America's birth certificate

Our birthright is the greatest in history; are we good stewards of it?

Have you ever looked at a grand, tall, sturdy structure and ever thought to yourself, “It doesn’t really matter how strong that thing’s foundation is”?


Of course you haven’t. That would stretch the boundaries of foolhardy. All structures rest on a foundation. No fabrication long endures without a stout underpinning.

So why would anyone think otherwise of the grandest, tallest, sturdiest nation in history?

Yet, it’s clear that many Americans today don’t much care about America’s foundation – the Declaration of Independence and the Constitution. They may think the Constitution is outdated and irrelevant, that it needs to be elasticized to fit the exigencies of the moment.

As for the Declaration of Independence, its meaning and wisdom and its own relevance may be lost on many.

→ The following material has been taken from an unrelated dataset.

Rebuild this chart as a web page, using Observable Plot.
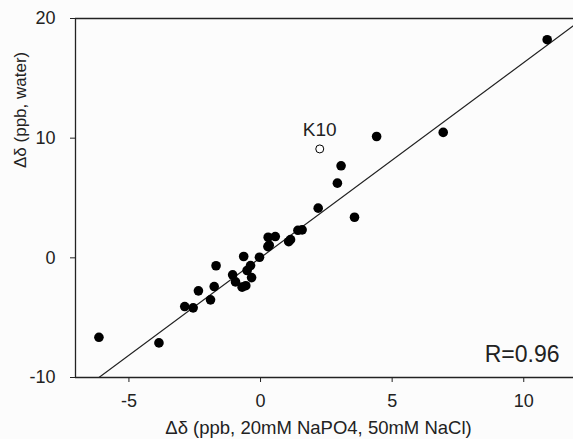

The Founders, it’s obvious enough, aren’t in fashion. They’re considered by many to be little more than dead white men – radical right-wingers at that.

But those “extremists” happened to be some of the most learned and daring figures in history. And whatever you think of them, they poured a foundation unequaled in human endeavors – one that you are enjoying today. Their thinking, their writing, their bold actions form the bedrock upon which this greatest of all nations was constructed.

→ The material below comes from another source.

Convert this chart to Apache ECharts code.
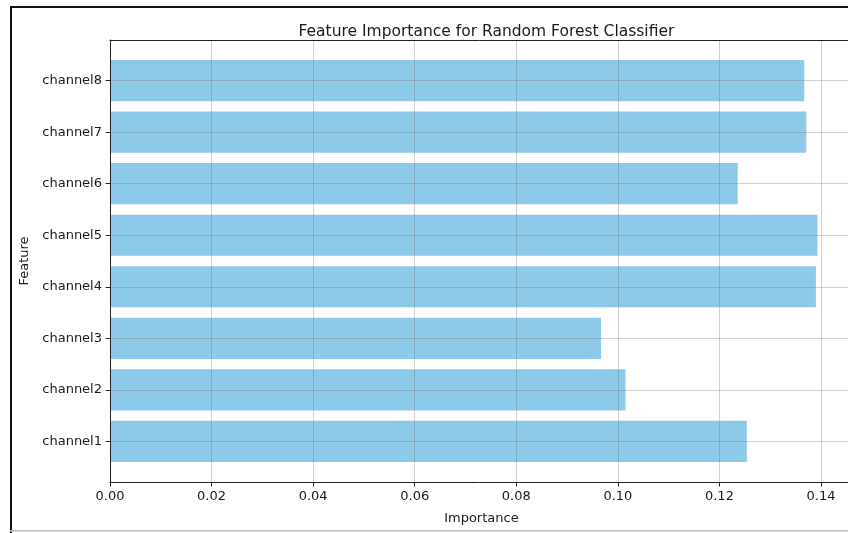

How could that foundation not be key to what comes after? The prosperity? The liberty? The comforts? The achievements?

Harry Truman once warned that, “We find it hard to believe that liberty could ever be lost in this country. But it can be lost, and it will be, if the time ever comes when these documents are regarded not as the supreme expression of our profound belief, but merely as curiosities in glass cases.”

America is unique in the world in that it was founded not as an accident of ethnicity or geography, but as a coherent set of principles based in the Judeo-Christian ethic, and with some of the most irrefutable logic about the nature of man and his constructs.

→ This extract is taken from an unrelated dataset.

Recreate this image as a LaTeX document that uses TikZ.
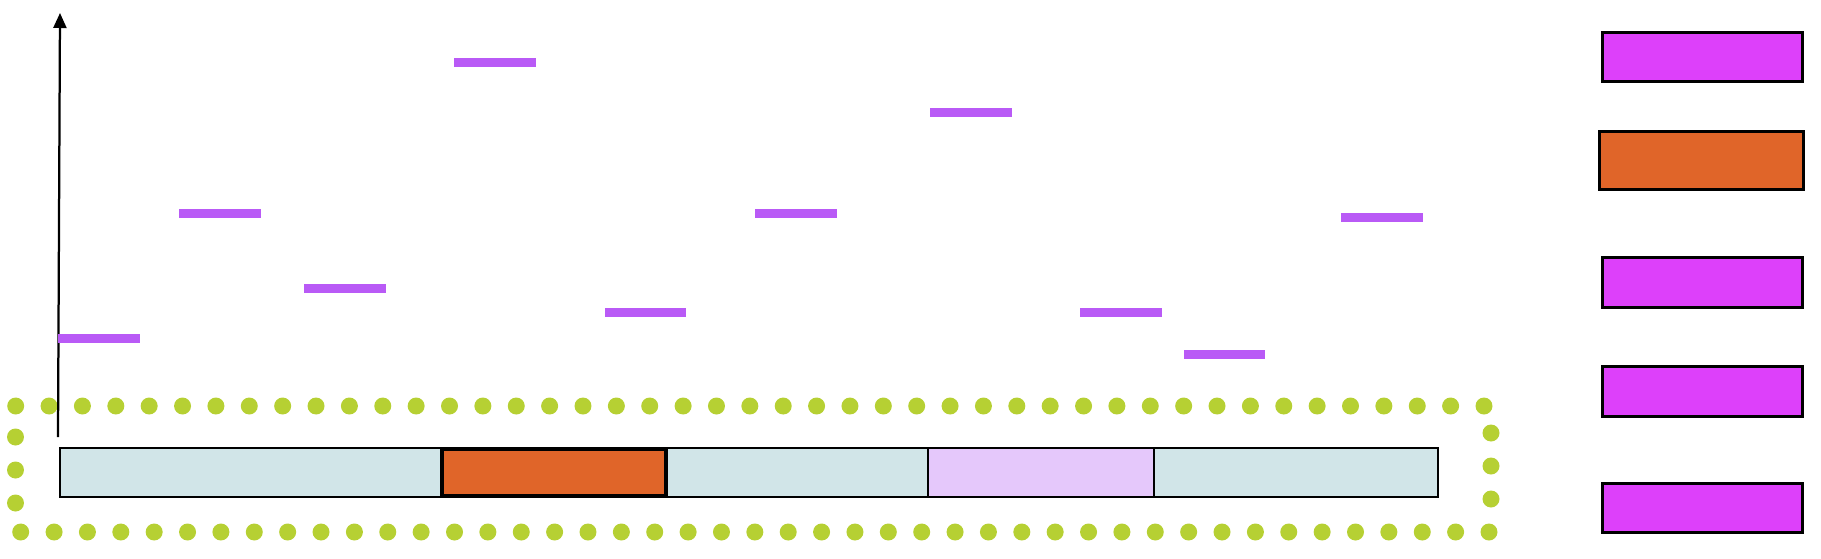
\documentclass[tikz,border=0pt]{standalone}
\usepackage{tikz}
\usetikzlibrary{arrows.meta}

\definecolor{lightteal}{HTML}{D1E5E8}
\definecolor{burntorange}{HTML}{E06529}
\definecolor{lilac}{HTML}{E5C8FB}
\definecolor{magentabox}{HTML}{DD40FA}
\definecolor{violetbar}{HTML}{B95AF6}
\definecolor{limedot}{HTML}{B6D033}

\begin{document}
\begin{tikzpicture}[x=0.02cm,y=-0.02cm,
	cell/.style={draw,rectangle,inner sep=0,outer sep=0,line width=0.045cm,minimum height=0.98cm},
	key/.style={draw,rectangle,inner sep=0,outer sep=0,line width=0.06cm,fill=magentabox,minimum width=4cm,minimum height=1cm},
	level/.style={violetbar,line width=0.18cm},
	dot/.style={limedot}]
	\useasboundingbox (0,0) rectangle (1821,558);
	% dotted frame
	\foreach \i in {0,...,44} {
		\fill[dot] ({15.7+33.37*\i},406) circle[radius=0.17cm];
		\fill[dot] ({20.7+33.37*\i},532) circle[radius=0.17cm];
	}
	\foreach \y in {437,470,503} \fill[dot] (15.5,\y) circle[radius=0.17cm];
	\foreach \y in {433,466,499} \fill[dot] (1491,\y) circle[radius=0.17cm];
	% axis
	\coordinate (base) at (58,437);
	\coordinate (tip) at (60,13);
	\draw[line width=0.045cm,-{Triangle[length=0.3cm,width=0.26cm]}] (base) -- (tip);
	% levels
	\draw[level] (58,338) -- (140,338);
	\draw[level] (179,213) -- (261,213);
	\draw[level] (304,288) -- (386,288);
	\draw[level] (454,62) -- (536,62);
	\draw[level] (605,312) -- (686,312);
	\draw[level] (755,213) -- (837,213);
	\draw[level] (930,112) -- (1012,112);
	\draw[level] (1080,312) -- (1162,312);
	\draw[level] (1184,354) -- (1265,354);
	\draw[level] (1341,217.5) -- (1423,217.5);
	% bar
	\node[cell,fill=lightteal,minimum width=7.64cm] (slot1) at (251,472.5) {};
	\node[cell,fill=lightteal,minimum width=5.24cm] (slot3) at (797,472.5) {};
	\node[cell,fill=lilac,minimum width=4.52cm] (slot4) at (1041,472.5) {};
	\node[cell,fill=lightteal,minimum width=5.68cm] (slot5) at (1296,472.5) {};
	\node[cell,fill=burntorange,line width=0.075cm,minimum width=4.48cm,minimum height=0.94cm] (slot2) at (554,472.5) {};
	% legend
	\node[key] (key1) at (1702,57) {};
	\node[key,fill=burntorange,minimum width=4.08cm,minimum height=1.18cm] (key2) at (1701,160.5) {};
	\node[key] (key3) at (1702,282) {};
	\node[key] (key4) at (1702,391) {};
	\node[key,minimum height=0.98cm] (key5) at (1702,507.5) {};
\end{tikzpicture}
\end{document}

The Declaration of Independence – America’s birth certificate – contains some of the most profound, important and moving sentiments in the long affairs of mankind.

Even in its audacious announced split with England – which the signers knew was a declaration of war, and perhaps their own death warrants – the Declaration’s phraseology was simply soaring:

“When in the Course of human events, it becomes necessary for one people to dissolve the political bands which have connected them with another, and to assume among the powers of the earth, the separate and equal station to which the Laws of Nature and of Nature’s God entitle them, a decent respect to the opinions of mankind requires that they should declare the causes which impel them to the separation.”

And while “appealing to the Supreme Judge of the World for the Rectitude of our Intentions,” they concluded by promising ominously, “with a firm reliance on the protection of divine Providence, we mutually pledge to each other our Lives, our Fortunes and our sacred Honor.”

Never has a band of brothers made a more profound, unambiguous, historic pact with each other or with the whims of fate.

While relishing the fruits of their courage and foresight today, we should ask ourselves: Is the foundation they laid any less pertinent to liberty and prosperity? And have we been adequate stewards of what has been bequeathed to us?

Happy birthday, America. For our progeny’s sake, and with a growing concern for it, we raise a toast to your health and longevity. And like our forebears, may we pledge to you “our Lives, our Fortunes and our sacred Honor.”